Litiges entre organes constitutionnels

La Cour constitutionnelle fédérale peut être saisie en cas de différends entre les organes constitutionnels suprêmes de la Fédération ou des parties assimilées à ces organes et portant sur leurs droits et obligations tels qu’ils découlent de la Loi fondamentale. L’existence d’une telle procédure est nécessaire du fait que ces organes n’ont entre eux aucun pouvoir de se donner des instructions. En assurant la possibilité aux organes constitutionnels de déclencher un contrôle juridictionnel de leurs actions respectives, la procédure de règlement des litiges entre organes constitutionnels protège ainsi la formation de la volonté politique dans le respect de la séparation des pouvoirs.
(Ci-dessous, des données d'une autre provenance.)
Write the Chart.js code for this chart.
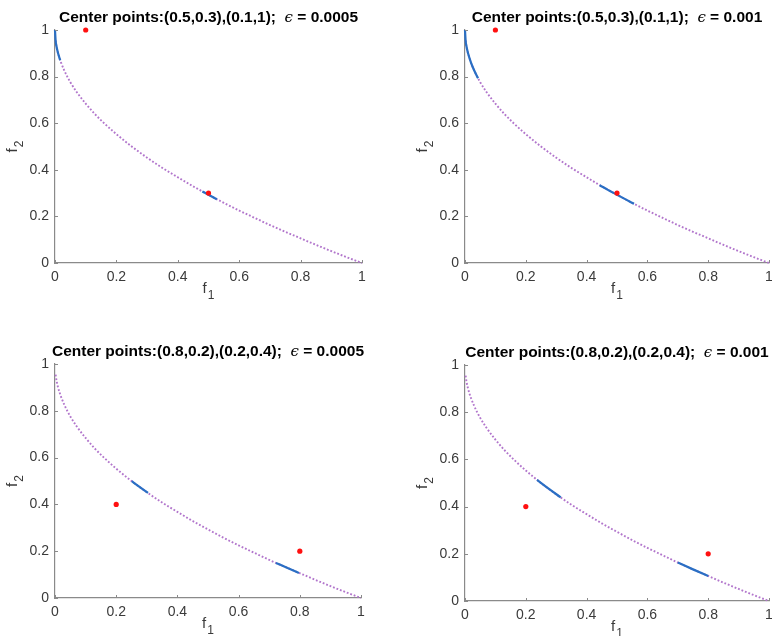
<!DOCTYPE html>
<html><head><meta charset="utf-8">
<script src="https://cdn.jsdelivr.net/npm/chart.js@4.4.1/dist/chart.umd.min.js"></script>
<style>
html,body{margin:0;padding:0;background:#fff;overflow:hidden;width:772px;height:636px;position:relative}
canvas{position:absolute}
</style></head><body>
<canvas id="c0" width="386" height="318" style="left:0;top:0"></canvas>
<canvas id="c1" width="400" height="318" style="left:386px;top:0"></canvas>
<canvas id="c2" width="386" height="318" style="left:0;top:318px"></canvas>
<canvas id="c3" width="400" height="318" style="left:386px;top:318px"></canvas>
<script>
// ---- data ----
const tickValues = [0, 0.2, 0.4, 0.6, 0.8, 1];
const tickLabels = ['0', '0.2', '0.4', '0.6', '0.8', '1'];

// Pareto front (purple dotted)
const frontF1 = [0.002, 0.005, 0.01, 0.02, 0.03, 0.04, 0.05, 0.07, 0.1, 0.13, 0.16, 0.2, 0.25, 0.3, 0.35, 0.4, 0.45, 0.5, 0.55, 0.6, 0.65, 0.7, 0.75, 0.8, 0.85, 0.9, 0.95, 1];
const frontF2 = [0.955, 0.929, 0.9, 0.859, 0.827, 0.8, 0.776, 0.735, 0.684, 0.639, 0.6, 0.553, 0.5, 0.452, 0.408, 0.368, 0.329, 0.293, 0.258, 0.225, 0.194, 0.163, 0.134, 0.106, 0.078, 0.051, 0.025, 0];

// Titles
const titleTexts = ['Center points:(0.5,0.3),(0.1,1);', 'Center points:(0.5,0.3),(0.1,1);', 'Center points:(0.8,0.2),(0.2,0.4);', 'Center points:(0.8,0.2),(0.2,0.4);'];
const epsilonValues = ['0.0005', '0.001', '0.0005', '0.001'];

// Center points (red)
const centersTopF1 = [0.5, 0.1];
const centersTopF2 = [0.3, 1];
const centersBottomF1 = [0.8, 0.2];
const centersBottomF2 = [0.2, 0.4];

// Solution segments (blue)
const segTL1F1 = [0, 0.002, 0.005, 0.01, 0.017];
const segTL1F2 = [1, 0.955, 0.929, 0.9, 0.87];
const segTL2F1 = [0.48, 0.5, 0.527];
const segTL2F2 = [0.307, 0.293, 0.274];
const segTR1F1 = [0, 0.002, 0.005, 0.01, 0.02, 0.03, 0.043];
const segTR1F2 = [1, 0.955, 0.929, 0.9, 0.859, 0.827, 0.793];
const segTR2F1 = [0.443, 0.47, 0.5, 0.53, 0.556];
const segTR2F2 = [0.334, 0.314, 0.293, 0.272, 0.254];
const segBL1F1 = [0.251, 0.275, 0.304];
const segBL1F2 = [0.499, 0.476, 0.449];
const segBL2F1 = [0.722, 0.76, 0.797];
const segBL2F2 = [0.150, 0.128, 0.107];
const segBR1F1 = [0.237, 0.275, 0.315];
const segBR1F2 = [0.513, 0.476, 0.439];
const segBR2F1 = [0.70, 0.75, 0.80];
const segBR2F2 = [0.163, 0.134, 0.106];

// ---- styling ----
const AXIS = '#8a8a8a';
const TEXT = '#3a3a3a';
const PURPLE = '#b276cc';
const BLUE = '#2a6fc4';
const RED = '#ff1010';
const SANS = "'Liberation Sans', Arial, Helvetica, sans-serif";

const zip = (a, b) => a.map((v, i) => ({x: v, y: b[i]}));

function drawSubLabel(ctx, sub, cx, baseY) {
  ctx.font = '15px ' + SANS;
  const wf = ctx.measureText('f').width;
  ctx.font = '12px ' + SANS;
  const ws = ctx.measureText(sub).width;
  const total = wf + 1 + ws;
  let x0 = cx - total / 2;
  ctx.fillStyle = TEXT;
  ctx.textAlign = 'left';
  ctx.textBaseline = 'alphabetic';
  ctx.font = '15px ' + SANS;
  ctx.fillText('f', x0, baseY);
  ctx.font = '12px ' + SANS;
  ctx.fillText(sub, x0 + wf + 1, baseY + 6);
}

const decor = {
  id: 'decor',
  afterDraw(chart, args, opts) {
    const {ctx, chartArea: a, scales: {x, y}} = chart;
    ctx.save();
    // inward tick marks
    ctx.strokeStyle = AXIS;
    ctx.lineWidth = 1;
    tickValues.forEach(v => {
      const px = Math.round(x.getPixelForValue(v)) + 0.5;
      ctx.beginPath(); ctx.moveTo(px, a.bottom); ctx.lineTo(px, a.bottom - 3); ctx.stroke();
      const py = Math.round(y.getPixelForValue(v)) + 0.5;
      ctx.beginPath(); ctx.moveTo(a.left, py); ctx.lineTo(a.left + 3, py); ctx.stroke();
    });
    // title
    const bold = 'bold 15.5px ' + SANS;
    const epsFont = "italic 15px 'DejaVu Serif', serif";
    const parts = [
      {t: opts.title + '  ', f: bold},
      {t: '\u03F5', f: epsFont},
      {t: ' = ' + opts.eps, f: bold}
    ];
    let total = 0;
    parts.forEach(p => { ctx.font = p.f; p.w = ctx.measureText(p.t).width; total += p.w; });
    let tx = (a.left + a.right) / 2 - total / 2;
    ctx.fillStyle = '#000';
    ctx.textAlign = 'left';
    ctx.textBaseline = 'alphabetic';
    parts.forEach(p => { ctx.font = p.f; ctx.fillText(p.t, tx, a.top - 8); tx += p.w; });
    // axis titles
    drawSubLabel(ctx, '1', (a.left + a.right) / 2, a.bottom + 30);
    ctx.save();
    ctx.translate(a.left - 38, (a.top + a.bottom) / 2);
    ctx.rotate(-Math.PI / 2);
    drawSubLabel(ctx, '2', 0, 0);
    ctx.restore();
    ctx.restore();
  }
};

function axis(sizeProp, size) {
  return {
    type: 'linear', min: 0, max: 1,
    afterBuildTicks: s => { s.ticks = tickValues.map(v => ({value: v})); },
    afterFit: s => { s[sizeProp] = size; },
    ticks: {
      callback: (v, i) => tickLabels[i],
      font: {family: SANS, size: 14},
      color: TEXT, padding: 6, maxRotation: 0, autoSkip: false
    },
    grid: {display: false, drawTicks: false},
    border: {display: true, color: AXIS, width: 1.2}
  };
}

function makeChart(id, idx, cfg) {
  const datasets = [
    {data: zip(cfg.cF1, cfg.cF2), showLine: false, pointRadius: 2.6, pointBackgroundColor: RED, pointBorderWidth: 0, order: 1, clip: false},
  ];
  cfg.segs.forEach(s => datasets.push({
    data: zip(s[0], s[1]), showLine: true, borderColor: BLUE, borderWidth: 2.2,
    pointRadius: 0, cubicInterpolationMode: 'monotone', order: 2, clip: false
  }));
  datasets.push({
    data: zip(frontF1, frontF2), showLine: true, borderColor: PURPLE, borderWidth: 1.9,
    borderDash: [1.8, 1.9], borderCapStyle: 'butt', pointRadius: 0,
    cubicInterpolationMode: 'monotone', order: 3, clip: false
  });
  new Chart(document.getElementById(id), {
    type: 'scatter',
    data: {datasets},
    options: {
      responsive: false, animation: false, events: [],
      layout: {padding: {top: cfg.top, right: cfg.right, left: 0, bottom: 0}},
      plugins: {
        legend: {display: false}, tooltip: {enabled: false}, title: {display: false},
        decor: {title: titleTexts[idx], eps: epsilonValues[idx]}
      },
      scales: {x: axis('height', cfg.xh), y: axis('width', cfg.yw)}
    },
    plugins: [decor]
  });
}

makeChart('c0', 0, {cF1: centersTopF1, cF2: centersTopF2, segs: [[segTL1F1, segTL1F2], [segTL2F1, segTL2F2]], top: 30, right: 24, xh: 55, yw: 55});
makeChart('c1', 1, {cF1: centersTopF1, cF2: centersTopF2, segs: [[segTR1F1, segTR1F2], [segTR2F1, segTR2F2]], top: 30, right: 17, xh: 55, yw: 79});
makeChart('c2', 2, {cF1: centersBottomF1, cF2: centersBottomF2, segs: [[segBL1F1, segBL1F2], [segBL2F1, segBL2F2]], top: 46, right: 25, xh: 38, yw: 55});
makeChart('c3', 3, {cF1: centersBottomF1, cF2: centersBottomF2, segs: [[segBR1F1, segBR1F2], [segBR2F1, segBR2F2]], top: 47, right: 17, xh: 35, yw: 79});
</script>
</body></html>
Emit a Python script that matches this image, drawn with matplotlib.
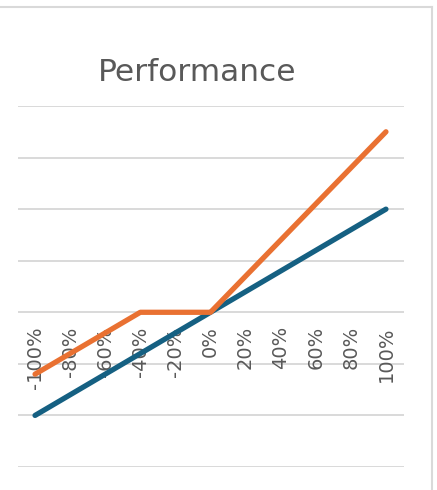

La procédure est régie par l’article 94 al. 1er no 1 de la Loi fondamentale, ainsi que par les §§ 63 et suivants de la loi relative à la Cour constitutionnelle fédérale, et porte comme référence l’abréviation « BvE ». Bien qu’elle ne fasse pas partie des procédures les plus courantes devant la Cour constitutionnelle fédérale, elle soulève souvent des questions fondamentales d’une grande importance pour le régime politique.

Exemples

Par le passé, des litiges importants entre organes constitutionnels ont porté sur le statut juridique des groupes parlementaires et des membres du Parlement, le financement des partis politiques, les seuils électoraux, la répartition des sièges au Parlement, la constitutionnalité de la dissolution du Bundestag allemand, la participation du Bundestag au développements des accords internationaux, la décision d’engager l’armée allemande dans le cadre d’une mission à l’étranger, ou encore sur les droits d’information du Bundestag dans les affaires de l’Union européenne.

Conditions

La procédure de règlement des litiges entre organes constitutionnels est une procédure contradictoire opposant le requêrant et la partie adverse. Outre les organes énumérés explicitement au § 63 de la loi relative à la Cour constitutionnelle fédérale – le Président fédéral, le Bundestag, le Bundesrat et le gouvernement fédéral – peuvent également introduire une requête l’Assemblée fédérale, le chancelier fédéral, les ministres fédéraux, ainsi que les députés individuels du Bundestag. Lorsqu’ils concourent à la formation de la volonté politique, les partis politiques exercent eux aussi une fonction d’organe constitutionnel et peuvent à ce titre défendre lors de cette procédure les droits qu’ils tiennent en vertu de l’article 21 de la Loi fondamentale.

Une importance particulière revient aux groupes parlementaires au Bundestag allemand, car ils peuvent faire valoir non seulement leurs propres droits dans un litige intra-parlementaire, mais également les droits du Bundestag – même contre la volonté d’une majorité parlementaire. Dès lors, l’opposition ou une minorité parlementaires peuvent agir devant la Cour constitutionnelle fédérale pour exiger le respect des compétences du Parlement.

Les autres organes ou personnes ayant le droit d’introduire une requête peuvent se joindre à la procédure et déposer des requêtes, lorsque la décision de la Cour constitutionnelle fédérale est également pertinente pour la délimitation de leurs propres compétences.

L’objet de la procédure peut être une mesure ou une omission de la partie adverse. Souvent, les questions soulevées portent sur le régime juridique des partis politiques, la loi électorale ou encore le droit parlementaire.

Le réquérant doit invoquer une violation ou une menace de ses propres droits ou obligations constitutionnels ou des droits et obligations de l’organe dont il fait partie – des droits qu’il tient spécifiquement à l’encontre de la partie adverse. La question de savoir si la partie adverse a respecté d’autres dispositions constitutionnelles n’est pas examinée dans le cadre d’un litige entre organes constitutionnels, car cette procédure n’a pas pour objectif d’assurer le respect en général de la Constitution, mais de protéger les droits des organes constitutionnels dans leurs relations mutuelles.

La requête doit être introduite dans un délai de six mois à compter de la date à laquelle le requérant a pris connaissance de la mesure ou de l’omission critiquées de la partie adverse. Il n’est pas possible de remédier à un non-respect du délai. Pour des raisons de sécurité juridique, une réouverture du délai est exclue.

Décision

La Cour constitutionnelle fédérale rejette la requête comme non fondée, lorsqu’il n’y a pas de violation du droit constitutionnel. En cas de succès de la requête, la Cour constitutionnelle fédérale constate que la mesure ou l’omission critiquées de la partie adverse est contraire à une disposition de la Loi fondamentale. Elle ne prononce ni l’abrogation ni l’annulation de la mesure critiquée, ni n’impose-t-elle une obligation d’agir à la partie adverse. Les organes constitutionnels sont toutefois tenus de respecter et, le cas échéant, de mettre en œuvre la décision de la Cour constitutionnelle fédérale constatant un droit du requérant (cf. l’article 20 al. 3 de la Loi fondamentale).